- **Exercise instructions**: The records below hold pictures; please leave those out and retype the rest exactly.

Plotting code records
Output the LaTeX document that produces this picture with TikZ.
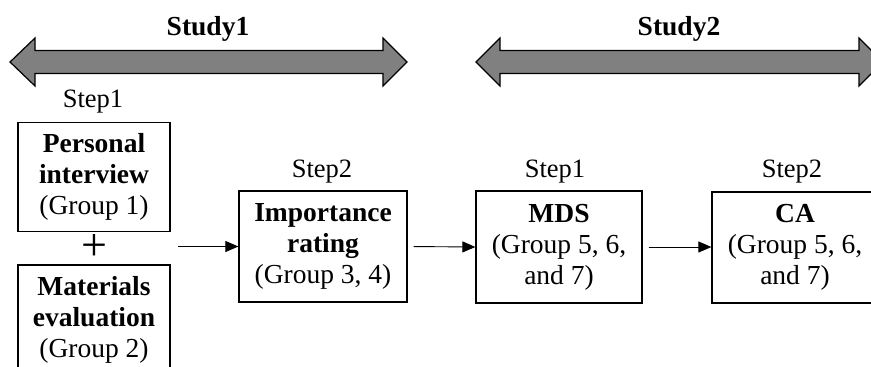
\documentclass[tikz,border=0pt]{standalone}
\usepackage{fontspec}
\setmainfont{Liberation Serif}
\usetikzlibrary{arrows.meta}
\begin{document}
\begin{tikzpicture}[x=1pt,y=-1pt,
  txt/.style={font=\fontsize{26.5}{31}\selectfont, inner sep=0pt},
  stepbox/.style={draw, line width=1.2pt, align=center, inner sep=0pt,
    font=\fontsize{27.5}{31}\selectfont, minimum height=110pt},
  flow/.style={line width=0.9pt, -{Triangle[length=13pt,width=11pt]}},
  bigarrow/.style={draw, line width=1.2pt, fill=black!50, line join=miter}
]
\useasboundingbox (0,0) rectangle (871,367);
\clip (0,0) rectangle (871,367);

% Study arrows
\draw[bigarrow] (10,62) -- (35,38) -- (35,50.5) -- (383,50.5) -- (383,38) -- (407,62)
  -- (383,86) -- (383,73.5) -- (35,73.5) -- (35,86) -- cycle;
\draw[bigarrow] (476,62) -- (500,38) -- (500,50.5) -- (859,50.5) -- (859,38) -- (883,62)
  -- (859,86) -- (859,73.5) -- (500,73.5) -- (500,86) -- cycle;
\node[txt, anchor=base, font=\fontsize{27.5}{31}\selectfont\bfseries] (study1) at (208,35) {Study1};
\node[txt, anchor=base, font=\fontsize{27.5}{31}\selectfont\bfseries] (study2) at (679,35) {Study2};

% Step labels
\node[txt, anchor=base] (s1a) at (93,107) {Step1};
\node[txt, anchor=base] (s2a) at (322,177) {Step2};
\node[txt, anchor=base] (s1b) at (555,177) {Step1};
\node[txt, anchor=base] (s2b) at (792,177) {Step2};

% Boxes
\node[stepbox, minimum width=152pt, minimum height=109pt] (pi) at (94,177)
  {\textbf{Personal}\\\textbf{interview}\\(Group 1)};
\node[txt, font=\fontsize{46}{46}\selectfont] (plus) at (94,248) {+};
\node[stepbox, minimum width=152pt, minimum height=109pt] (me) at (94,319.5)
  {\textbf{Materials}\\\textbf{evaluation}\\(Group 2)};
\node[stepbox, minimum width=168pt, minimum height=111pt] (ir) at (323,246.5)
  {\textbf{Importance}\\\textbf{rating}\\(Group 3, 4)};
\node[stepbox, minimum width=166pt, minimum height=112pt] (mds) at (559,247)
  {\textbf{MDS}\\(Group 5, 6,\\and 7)};
\node[stepbox, minimum width=166pt, minimum height=111pt] (ca) at (795,247.5)
  {\textbf{CA}\\(Group 5, 6,\\and 7)};

% Connectors
\coordinate (join) at (178,246.5);
\draw[flow] (join) -- (ir.west);
\draw[flow, shorten <=6pt] (ir.east) -- (mds.west);
\draw[flow, shorten <=6pt] (mds.east) -- (mds.east -| ca.west);
\end{tikzpicture}
\end{document}
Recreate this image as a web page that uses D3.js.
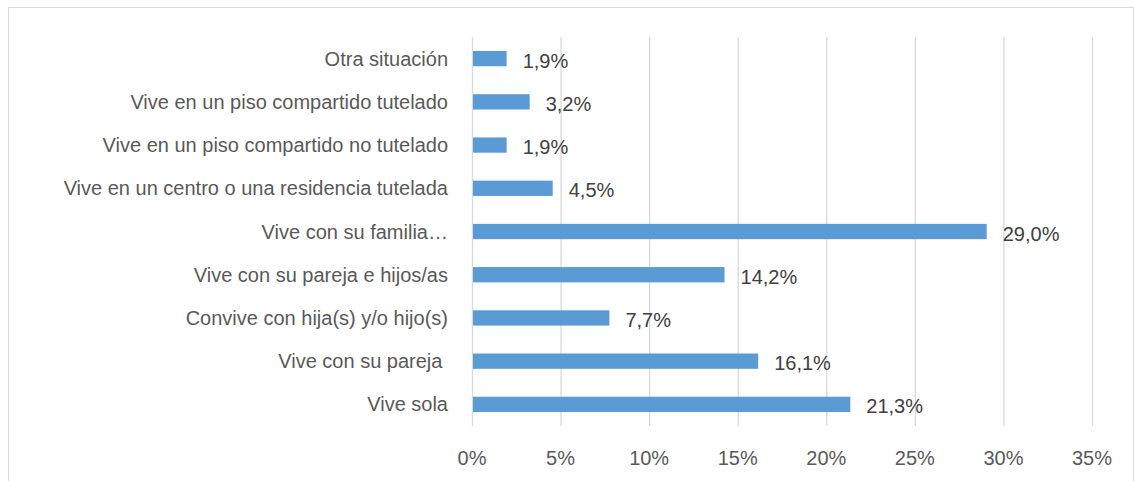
<!DOCTYPE html>
<html>
<head>
<meta charset="utf-8">
<script src="https://cdn.jsdelivr.net/npm/d3@7"></script>
<style>
  body { margin: 0; background: #fff; }
  text { font-family: "Liberation Sans", Arial, sans-serif; fill: #595959; white-space: pre; }
</style>
</head>
<body>
<div id="chart"></div>
<script>
const categories = [
  "Otra situación",
  "Vive en un piso compartido tutelado",
  "Vive en un piso compartido no tutelado",
  "Vive en un centro o una residencia tutelada",
  "Vive con su familia…",
  "Vive con su pareja e hijos/as",
  "Convive con hija(s) y/o hijo(s)",
  "Vive con su pareja ",
  "Vive sola"
];
const values = [1.9, 3.2, 1.9, 4.5, 29.0, 14.2, 7.7, 16.1, 21.3];
const ticks = [0, 5, 10, 15, 20, 25, 30, 35];

const width = 1134, height = 481;
const margin = {left: 472, right: 42, top: 37, bottom: 55};

const svg = d3.select("#chart").append("svg")
  .attr("width", width)
  .attr("height", height);

// frame
svg.append("rect")
  .attr("x", 8.5).attr("y", 7.5)
  .attr("width", width - 9).attr("height", height - 7)
  .attr("fill", "none")
  .attr("stroke", "#d9d9d9");

const x = d3.scaleLinear().domain([0, 35]).range([margin.left, width - margin.right]);
const y = d3.scaleBand().domain(categories)
  .range([margin.top, height - margin.bottom])
  .paddingInner(0.646).paddingOuter(0.323);

// gridlines
svg.append("g").selectAll("line").data(ticks).join("line")
  .attr("x1", d => x(d) + 0.5).attr("x2", d => x(d) + 0.5)
  .attr("y1", margin.top).attr("y2", height - margin.bottom)
  .attr("stroke", "#d9d9d9").attr("stroke-width", 1.3);

// tick labels
svg.append("g").selectAll("text").data(ticks).join("text")
  .attr("x", d => x(d))
  .attr("y", 465)
  .attr("text-anchor", "middle")
  .style("font-size", "20px")
  .text(d => d + "%");

// bars
svg.append("g").selectAll("rect").data(values).join("rect")
  .attr("x", x(0) + 1)
  .attr("y", (d, i) => y(categories[i]))
  .attr("width", d => x(d) - x(0))
  .attr("height", y.bandwidth())
  .attr("fill", "#5b9bd5");

// value labels
svg.append("g").selectAll("text").data(values).join("text")
  .attr("x", d => x(d) + 17)
  .attr("y", (d, i) => y(categories[i]) + y.bandwidth() / 2 + 9)
  .style("font-size", "20px")
  .style("fill", "#404040")
  .text(d => d.toFixed(1).replace(".", ",") + "%");

// category labels
svg.append("g").selectAll("text").data(categories).join("text")
  .attr("x", 448)
  .attr("y", d => y(d) + y.bandwidth() / 2 + 7)
  .attr("text-anchor", "end")
  .style("font-size", "20px")
  .text(d => d);
</script>
</body>
</html>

- **Output for this exercise**:
Output the LaTeX document that produces this picture with TikZ.
\documentclass[tikz,border=0pt]{standalone}
\usepackage{fontspec}
\setmainfont{Liberation Serif}
\usetikzlibrary{arrows.meta}
\begin{document}
\begin{tikzpicture}[x=1pt,y=-1pt,
  txt/.style={font=\fontsize{26.5}{31}\selectfont, inner sep=0pt},
  stepbox/.style={draw, line width=1.2pt, align=center, inner sep=0pt,
    font=\fontsize{27.5}{31}\selectfont, minimum height=110pt},
  flow/.style={line width=0.9pt, -{Triangle[length=13pt,width=11pt]}},
  bigarrow/.style={draw, line width=1.2pt, fill=black!50, line join=miter}
]
\useasboundingbox (0,0) rectangle (871,367);
\clip (0,0) rectangle (871,367);

% Study arrows
\draw[bigarrow] (10,62) -- (35,38) -- (35,50.5) -- (383,50.5) -- (383,38) -- (407,62)
  -- (383,86) -- (383,73.5) -- (35,73.5) -- (35,86) -- cycle;
\draw[bigarrow] (476,62) -- (500,38) -- (500,50.5) -- (859,50.5) -- (859,38) -- (883,62)
  -- (859,86) -- (859,73.5) -- (500,73.5) -- (500,86) -- cycle;
\node[txt, anchor=base, font=\fontsize{27.5}{31}\selectfont\bfseries] (study1) at (208,35) {Study1};
\node[txt, anchor=base, font=\fontsize{27.5}{31}\selectfont\bfseries] (study2) at (679,35) {Study2};

% Step labels
\node[txt, anchor=base] (s1a) at (93,107) {Step1};
\node[txt, anchor=base] (s2a) at (322,177) {Step2};
\node[txt, anchor=base] (s1b) at (555,177) {Step1};
\node[txt, anchor=base] (s2b) at (792,177) {Step2};

% Boxes
\node[stepbox, minimum width=152pt, minimum height=109pt] (pi) at (94,177)
  {\textbf{Personal}\\\textbf{interview}\\(Group 1)};
\node[txt, font=\fontsize{46}{46}\selectfont] (plus) at (94,248) {+};
\node[stepbox, minimum width=152pt, minimum height=109pt] (me) at (94,319.5)
  {\textbf{Materials}\\\textbf{evaluation}\\(Group 2)};
\node[stepbox, minimum width=168pt, minimum height=111pt] (ir) at (323,246.5)
  {\textbf{Importance}\\\textbf{rating}\\(Group 3, 4)};
\node[stepbox, minimum width=166pt, minimum height=112pt] (mds) at (559,247)
  {\textbf{MDS}\\(Group 5, 6,\\and 7)};
\node[stepbox, minimum width=166pt, minimum height=111pt] (ca) at (795,247.5)
  {\textbf{CA}\\(Group 5, 6,\\and 7)};

% Connectors
\coordinate (join) at (178,246.5);
\draw[flow] (join) -- (ir.west);
\draw[flow, shorten <=6pt] (ir.east) -- (mds.west);
\draw[flow, shorten <=6pt] (mds.east) -- (mds.east -| ca.west);
\end{tikzpicture}
\end{document}
Recreate this image as a web page that uses D3.js.
<!DOCTYPE html>
<html>
<head>
<meta charset="utf-8">
<script src="https://cdn.jsdelivr.net/npm/d3@7"></script>
<style>
  body { margin: 0; background: #fff; }
  text { font-family: "Liberation Sans", Arial, sans-serif; fill: #595959; white-space: pre; }
</style>
</head>
<body>
<div id="chart"></div>
<script>
const categories = [
  "Otra situación",
  "Vive en un piso compartido tutelado",
  "Vive en un piso compartido no tutelado",
  "Vive en un centro o una residencia tutelada",
  "Vive con su familia…",
  "Vive con su pareja e hijos/as",
  "Convive con hija(s) y/o hijo(s)",
  "Vive con su pareja ",
  "Vive sola"
];
const values = [1.9, 3.2, 1.9, 4.5, 29.0, 14.2, 7.7, 16.1, 21.3];
const ticks = [0, 5, 10, 15, 20, 25, 30, 35];

const width = 1134, height = 481;
const margin = {left: 472, right: 42, top: 37, bottom: 55};

const svg = d3.select("#chart").append("svg")
  .attr("width", width)
  .attr("height", height);

// frame
svg.append("rect")
  .attr("x", 8.5).attr("y", 7.5)
  .attr("width", width - 9).attr("height", height - 7)
  .attr("fill", "none")
  .attr("stroke", "#d9d9d9");

const x = d3.scaleLinear().domain([0, 35]).range([margin.left, width - margin.right]);
const y = d3.scaleBand().domain(categories)
  .range([margin.top, height - margin.bottom])
  .paddingInner(0.646).paddingOuter(0.323);

// gridlines
svg.append("g").selectAll("line").data(ticks).join("line")
  .attr("x1", d => x(d) + 0.5).attr("x2", d => x(d) + 0.5)
  .attr("y1", margin.top).attr("y2", height - margin.bottom)
  .attr("stroke", "#d9d9d9").attr("stroke-width", 1.3);

// tick labels
svg.append("g").selectAll("text").data(ticks).join("text")
  .attr("x", d => x(d))
  .attr("y", 465)
  .attr("text-anchor", "middle")
  .style("font-size", "20px")
  .text(d => d + "%");

// bars
svg.append("g").selectAll("rect").data(values).join("rect")
  .attr("x", x(0) + 1)
  .attr("y", (d, i) => y(categories[i]))
  .attr("width", d => x(d) - x(0))
  .attr("height", y.bandwidth())
  .attr("fill", "#5b9bd5");

// value labels
svg.append("g").selectAll("text").data(values).join("text")
  .attr("x", d => x(d) + 17)
  .attr("y", (d, i) => y(categories[i]) + y.bandwidth() / 2 + 9)
  .style("font-size", "20px")
  .style("fill", "#404040")
  .text(d => d.toFixed(1).replace(".", ",") + "%");

// category labels
svg.append("g").selectAll("text").data(categories).join("text")
  .attr("x", 448)
  .attr("y", d => y(d) + y.bandwidth() / 2 + 7)
  .attr("text-anchor", "end")
  .style("font-size", "20px")
  .text(d => d);
</script>
</body>
</html>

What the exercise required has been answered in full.